## Data lines:
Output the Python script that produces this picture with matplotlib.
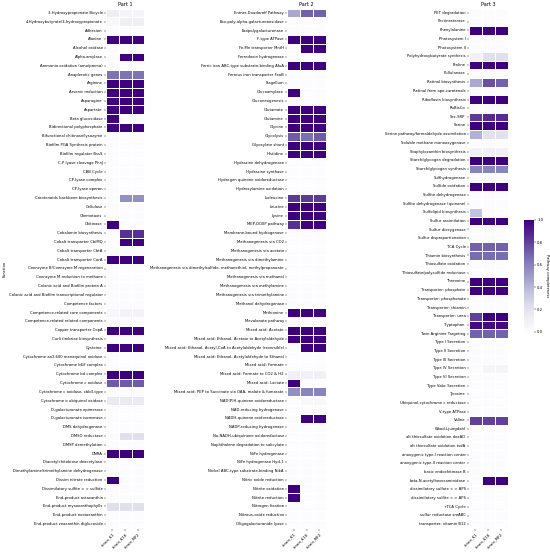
import numpy as np
import pandas as pd
import matplotlib
matplotlib.use('Agg')
import matplotlib.pyplot as plt
import seaborn as sns

strains = ['strain_K1', 'strain_K18', 'strain_MF2']

# part 1 : rows are [K1, K18, MF2]
part1_names = [
    '3-Hydroxypropionate Bicycle', '4-Hydroxybutyrate/3-hydroxypropionate', 'Adhesion', 'Alanine',
    'Alcohol oxidase', 'Alpha-amylase', 'Ammonia oxidation (amo/pmmo)', 'Anaplerotic genes', 'Arginine',
    'Arsenic reduction', 'Asparagine', 'Aspartate', 'Beta glucosidase', 'Bidirectional polyphosphate',
    'Bifunctional chitinase/lysozyme', 'Biofilm PGA Synthesis protein', 'Biofilm regulator BssS',
    'C-P lyase cleavage PhnJ', 'CBB Cycle', 'CP-lyase complex', 'CP-lyase operon',
    'Carotenoids backbone biosynthesis', 'Cellulase', 'Chemotaxis', 'Chitinase', 'Cobalamin biosynthesis',
    'Cobalt transporter CbiMQ', 'Cobalt transporter CbtA', 'Cobalt transporter CorA',
    'Coenzyme B/Coenzyme M regeneration', 'Coenzyme M reduction to methane',
    'Colanic acid and Biofilm protein A', 'Colanic acid and Biofilm transcriptional regulator',
    'Competence factors', 'Competence-related core components', 'Competence-related related components',
    'Copper transporter CopA', 'Curli fimbriae biosynthesis', 'Cysteine',
    'Cytochrome aa3-600 menaquinol oxidase', 'Cytochrome b6/f complex', 'Cytochrome bd complex',
    'Cytochrome c oxidase', 'Cytochrome c oxidase, cbb3-type', 'Cytochrome o ubiquinol oxidase',
    'D-galacturonate epimerase', 'D-galacturonate isomerase', 'DMS dehydrogenase', 'DMSO reductase',
    'DMSP demethylation', 'DNRA', 'Diacetylchitobiose deacetylase',
    'Dimethylamine/trimethylamine dehydrogenase', 'Dissim nitrate reduction',
    'Dissimilatory sulfite < > sulfide', 'End-product astaxanthin', 'End-product myxoxanthophylls',
    'End-product nostoxanthin', 'End-product zeaxanthin diglucoside',
]
part1_vals = [
    [0.12, 0.06, 0.07], [0.05, 0.12, 0.12], [0, 0, 0], [1, 1, 1],
    [0, 0, 0], [0, 1, 1], [0, 0, 0], [0.65, 0.65, 0.65], [1, 1, 1],
    [1, 1, 1], [1, 1, 1], [1, 1, 1], [1, 0, 0], [1, 1, 1],
    [0, 0, 0], [0, 0, 0], [0, 0, 0],
    [0, 0, 0], [0, 0, 0], [0, 0, 0], [0, 0, 0],
    [0, 0.55, 0.55], [0, 0, 0], [0, 0, 0], [1, 0, 0], [0, 0.85, 0.85],
    [0, 1, 1], [0, 0, 0], [1, 1, 1],
    [0, 0, 0], [0, 0, 0],
    [0, 0, 0], [0, 0, 0],
    [0, 0, 0], [0.05, 0.08, 0.08], [0, 0, 0],
    [1, 1, 1], [0, 0, 0], [1, 1, 1],
    [0, 0, 0], [0, 0, 0], [1, 1, 1],
    [0.72, 0.72, 0.72], [0, 0, 0], [0.15, 0.15, 0.15],
    [0, 0, 0], [0, 0, 0], [0, 0, 0], [0, 0.22, 0.22],
    [0, 0, 0], [1, 1, 1], [0, 0, 0],
    [0, 0, 0], [1, 0, 0],
    [0, 0, 0], [0, 0, 0], [0.22, 0.22, 0.22],
    [0, 0, 0], [0, 0, 0],
]

part2_names = [
    'Entner-Doudoroff Pathway', 'Exo-poly-alpha-galacturonosidase', 'Exopolygalacturonase', 'F-type ATPase',
    'Fe-Mn transporter MntH', 'Ferredoxin hydrogenase', 'Ferric iron ABC-type substrate-binding AfuA',
    'Ferrous iron transporter FeoB', 'Flagellum', 'Glucoamylase', 'Gluconeogenesis', 'Glutamate',
    'Glutamine', 'Glycine', 'Glycolysis', 'Glyoxylate shunt', 'Histidine', 'Hydrazine dehydrogenase',
    'Hydrazine synthase', 'Hydrogen quinone oxidoreductase', 'Hydroxylamine oxidation', 'Isoleucine',
    'Leucine', 'Lysine', 'MEP-DOXP pathway', 'Membrane-bound hydrogenase', 'Methanogenesis via CO2',
    'Methanogenesis via acetate', 'Methanogenesis via dimethylamine',
    'Methanogenesis via dimethylsulfide, methanethiol, methylpropanoate', 'Methanogenesis via methanol',
    'Methanogenesis via methylamine', 'Methanogenesis via trimethylamine', 'Methanol dehydrogenase',
    'Methionine', 'Mevalonate pathway', 'Mixed acid: Acetate', 'Mixed acid: Ethanol, Acetate to Acetylaldehyde',
    'Mixed acid: Ethanol, Acetyl-CoA to Acetylaldehyde (reversible)',
    'Mixed acid: Ethanol, Acetylaldehyde to Ethanol', 'Mixed acid: Formate', 'Mixed acid: Formate to CO2 & H2',
    'Mixed acid: Lactate', 'Mixed acid: PEP to Succinate via OAA, malate & fumarate',
    'NAD(P)H-quinone oxidoreductase', 'NAD-reducing hydrogenase', 'NADH-quinone oxidoreductase',
    'NADP-reducing hydrogenase', 'Na-NADH-ubiquinone oxidoreductase', 'Naphthalene degradation to salicylate',
    'NiFe hydrogenase', 'NiFe hydrogenase Hyd-1', 'Nickel ABC-type substrate-binding NikA',
    'Nitric oxide reduction', 'Nitrite oxidation', 'Nitrite reduction', 'Nitrogen fixation',
    'Nitrous-oxide reduction', 'Oligogalacturonide lyase',
]
part2_vals = [
    [0.45, 0.7, 0.7], [0, 0, 0], [0, 0, 0], [1, 1, 1],
    [0, 1, 1], [0, 0, 0], [1, 1, 1],
    [0, 0, 0], [0, 0, 0], [1, 0, 0], [0, 0, 0], [1, 1, 1],
    [1, 1, 1], [1, 1, 1], [0.72, 0.66, 0.72], [1, 1, 1], [1, 1, 1], [0, 0, 0],
    [0, 0, 0], [0, 0, 0], [0, 0, 0], [0.82, 0.82, 0.82],
    [1, 1, 1], [1, 1, 1], [0.85, 1, 1], [0, 0, 0], [0, 0, 0],
    [0, 0, 0], [0, 0, 0],
    [0, 0, 0], [0, 0, 0],
    [0, 0, 0], [0, 0, 0], [0, 0, 0],
    [1, 1, 1], [0, 0, 0], [1, 1, 1], [1, 1, 1],
    [0, 1, 1],
    [0, 0, 0], [0, 0, 0], [0.1, 0.1, 0.1],
    [1, 0, 0], [0.55, 0.6, 0.6],
    [0, 0.04, 0.04], [0, 0, 0], [0, 1, 1],
    [0, 0, 0], [0, 0, 0], [0, 0, 0],
    [0, 0, 0], [0, 0, 0], [0, 0, 0],
    [0, 0, 0], [1, 0, 0], [1, 0, 0], [0, 0, 0],
    [0, 0, 0], [0, 0, 0],
]

part3_names = [
    'PET degradation', 'Pectinesterase', 'Phenylalanine', 'Photosystem I', 'Photosystem II',
    'Polyhydroxybutyrate synthesis', 'Proline', 'Pullulanase', 'Retinal biosynthesis',
    'Retinal from apo-carotenals', 'Riboflavin biosynthesis', 'RuBisCo', 'Sec-SRP', 'Serine',
    'Serine pathway/formaldehyde assimilation', 'Soluble methane monooxygenase',
    'Staphyloxanthin biosynthesis', 'Starch/glycogen degradation', 'Starch/glycogen synthesis',
    'Sulfhydrogenase', 'Sulfide oxidation', 'Sulfite dehydrogenase', 'Sulfite dehydrogenase (quinone)',
    'Sulfolipid biosynthesis', 'Sulfur assimilation', 'Sulfur dioxygenase', 'Sulfur disproportionation',
    'TCA Cycle', 'Thiamin biosynthesis', 'Thiosulfate oxidation', 'Thiosulfate/polysulfide reductase',
    'Threonine', 'Transporter: phosphate', 'Transporter: phosphonate', 'Transporter: thiamin',
    'Transporter: urea', 'Tryptophan', 'Twin Arginine Targeting', 'Type I Secretion', 'Type II Secretion',
    'Type III Secretion', 'Type IV Secretion', 'Type VI Secretion', 'Type Vabc Secretion', 'Tyrosine',
    'Ubiquinol-cytochrome c reductase', 'V-type ATPase', 'Valine', 'Wood-Ljungdahl',
    'alt thiosulfate oxidation doxAD', 'alt thiosulfate oxidation tsdA', 'anoxygenic type-I reaction center',
    'anoxygenic type-II reaction center', 'basic endochitinase B', 'beta-N-acetylhexosaminidase',
    'dissimilatory sulfate < > APS', 'dissimilatory sulfite < > APS', 'rTCA Cycle',
    'sulfur reductase sreABC', 'transporter: vitamin B12',
]
part3_vals = [
    [0, 0, 0], [0, 0, 0], [1, 1, 1], [0, 0, 0], [0, 0, 0],
    [0.1, 0.22, 0.22], [1, 1, 1], [0, 0, 0], [0.45, 0.75, 0.7],
    [0, 0, 0], [1, 1, 1], [0, 0, 0], [0.82, 0.86, 0.86], [1, 1, 1],
    [0.42, 0.2, 0.2], [0, 0, 0],
    [0.1, 0.1, 0.1], [1, 1, 1], [0.6, 0.6, 0.6],
    [0, 0, 0], [1, 1, 1], [0, 0, 0], [0, 0, 0],
    [0.35, 0, 0], [1, 1, 1], [0, 0, 0], [0, 0, 0],
    [0.7, 0.7, 0.7], [0.67, 0.67, 0.67], [0, 0, 0], [0, 0, 0],
    [1, 1, 1], [1, 1, 1], [0, 0, 0], [0, 0, 0],
    [0.8, 1, 1], [0.97, 0.97, 0.97], [0.7, 0.7, 0.7], [0, 0, 0], [0, 0, 0],
    [0, 0, 0], [0, 0.06, 0.06], [0, 0, 0], [0, 0, 0], [0, 0, 0],
    [0, 0, 0], [0, 0, 0], [0.8, 0.8, 0.8], [0, 0, 0],
    [0, 0, 0], [0, 0, 0], [0, 0, 0],
    [0, 0, 0], [0, 0, 0], [0, 1, 1],
    [0, 0, 0], [0, 0, 0], [0, 0, 0],
    [0, 0, 0], [0, 0, 0],
]

parts = [('Part 1', part1_names, part1_vals),
         ('Part 2', part2_names, part2_vals),
         ('Part 3', part3_names, part3_vals)]

fs = 2.7
fig = plt.figure(figsize=(5.5, 5.52), dpi=100)
W, H = 550.0, 552.0
lefts = [106, 287.3, 469]
top, bot = 8.5, 528.5
cax = fig.add_axes([523.7 / W, 1 - 331.7 / H, 10 / W, 111.7 / H])

for i, (title, names, vals) in enumerate(parts):
    ax = fig.add_axes([lefts[i] / W, 1 - bot / H, 38.5 / W, (bot - top) / H])
    df = pd.DataFrame(vals, index=names, columns=strains)
    last = i == len(parts) - 1
    sns.heatmap(df, ax=ax, cmap='Purples', vmin=0, vmax=1, linewidths=0.4, linecolor='white',
                cbar=last, cbar_ax=cax if last else None,
                xticklabels=True, yticklabels=True,
                cbar_kws={'label': 'Pathway completeness'} if last else None)
    ax.set_title(title, fontsize=3.6, pad=2)
    ax.tick_params(axis='both', labelsize=fs, length=1.5, width=0.3, pad=1)
    plt.setp(ax.get_xticklabels(), rotation=45, ha='right', rotation_mode='anchor')
    plt.setp(ax.get_yticklabels(), rotation=0)
    ax.set_xlabel('')
    ax.set_ylabel('')

cax.tick_params(labelsize=fs, length=1.5, width=0.3, pad=1)
cax.yaxis.label.set_size(fs)
cax.set_ylabel('Pathway completeness', fontsize=fs, rotation=270, labelpad=4)
for s in cax.spines.values():
    s.set_visible(False)

fig.text(5 / W, 0.5 * ((1 - bot / H) + (1 - top / H)), 'Function', rotation=90,
         fontsize=fs, va='center', ha='center')

fig.savefig('out.png', dpi=100)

## Problem statement:
Count the lines of the data that contain the string "matplotlib", and reply with that number alone.

## Exercise solution:
4